◆ **Recorded data**:
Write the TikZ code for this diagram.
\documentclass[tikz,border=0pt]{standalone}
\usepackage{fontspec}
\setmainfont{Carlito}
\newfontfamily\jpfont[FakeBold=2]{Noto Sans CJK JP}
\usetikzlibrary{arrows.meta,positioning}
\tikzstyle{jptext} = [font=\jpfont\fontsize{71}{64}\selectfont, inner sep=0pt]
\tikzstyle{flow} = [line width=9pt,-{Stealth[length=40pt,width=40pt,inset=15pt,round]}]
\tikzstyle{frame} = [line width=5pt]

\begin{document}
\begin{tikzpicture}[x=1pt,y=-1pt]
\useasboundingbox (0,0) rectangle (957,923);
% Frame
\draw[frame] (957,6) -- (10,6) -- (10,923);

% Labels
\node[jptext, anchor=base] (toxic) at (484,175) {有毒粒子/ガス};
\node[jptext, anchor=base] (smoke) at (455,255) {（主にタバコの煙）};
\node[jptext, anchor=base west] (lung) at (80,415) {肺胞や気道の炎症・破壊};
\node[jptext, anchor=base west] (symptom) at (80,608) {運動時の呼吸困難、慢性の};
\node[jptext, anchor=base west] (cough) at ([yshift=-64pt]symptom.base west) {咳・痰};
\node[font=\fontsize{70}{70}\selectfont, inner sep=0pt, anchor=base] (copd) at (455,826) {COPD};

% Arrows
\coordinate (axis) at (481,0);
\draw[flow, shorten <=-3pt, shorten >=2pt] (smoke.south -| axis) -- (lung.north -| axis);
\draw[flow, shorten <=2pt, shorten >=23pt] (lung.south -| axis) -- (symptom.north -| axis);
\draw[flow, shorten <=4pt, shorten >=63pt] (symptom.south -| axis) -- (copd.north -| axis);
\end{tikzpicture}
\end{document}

◆ **Task statement**:
Restate the listing exactly, starting at its first line and ending at the line where "(10,6) -- (10,923);" occurs; include both and no other lines.

◆ **Written response**:
Write the TikZ code for this diagram.
\documentclass[tikz,border=0pt]{standalone}
\usepackage{fontspec}
\setmainfont{Carlito}
\newfontfamily\jpfont[FakeBold=2]{Noto Sans CJK JP}
\usetikzlibrary{arrows.meta,positioning}
\tikzstyle{jptext} = [font=\jpfont\fontsize{71}{64}\selectfont, inner sep=0pt]
\tikzstyle{flow} = [line width=9pt,-{Stealth[length=40pt,width=40pt,inset=15pt,round]}]
\tikzstyle{frame} = [line width=5pt]

\begin{document}
\begin{tikzpicture}[x=1pt,y=-1pt]
\useasboundingbox (0,0) rectangle (957,923);
% Frame
\draw[frame] (957,6) -- (10,6) -- (10,923);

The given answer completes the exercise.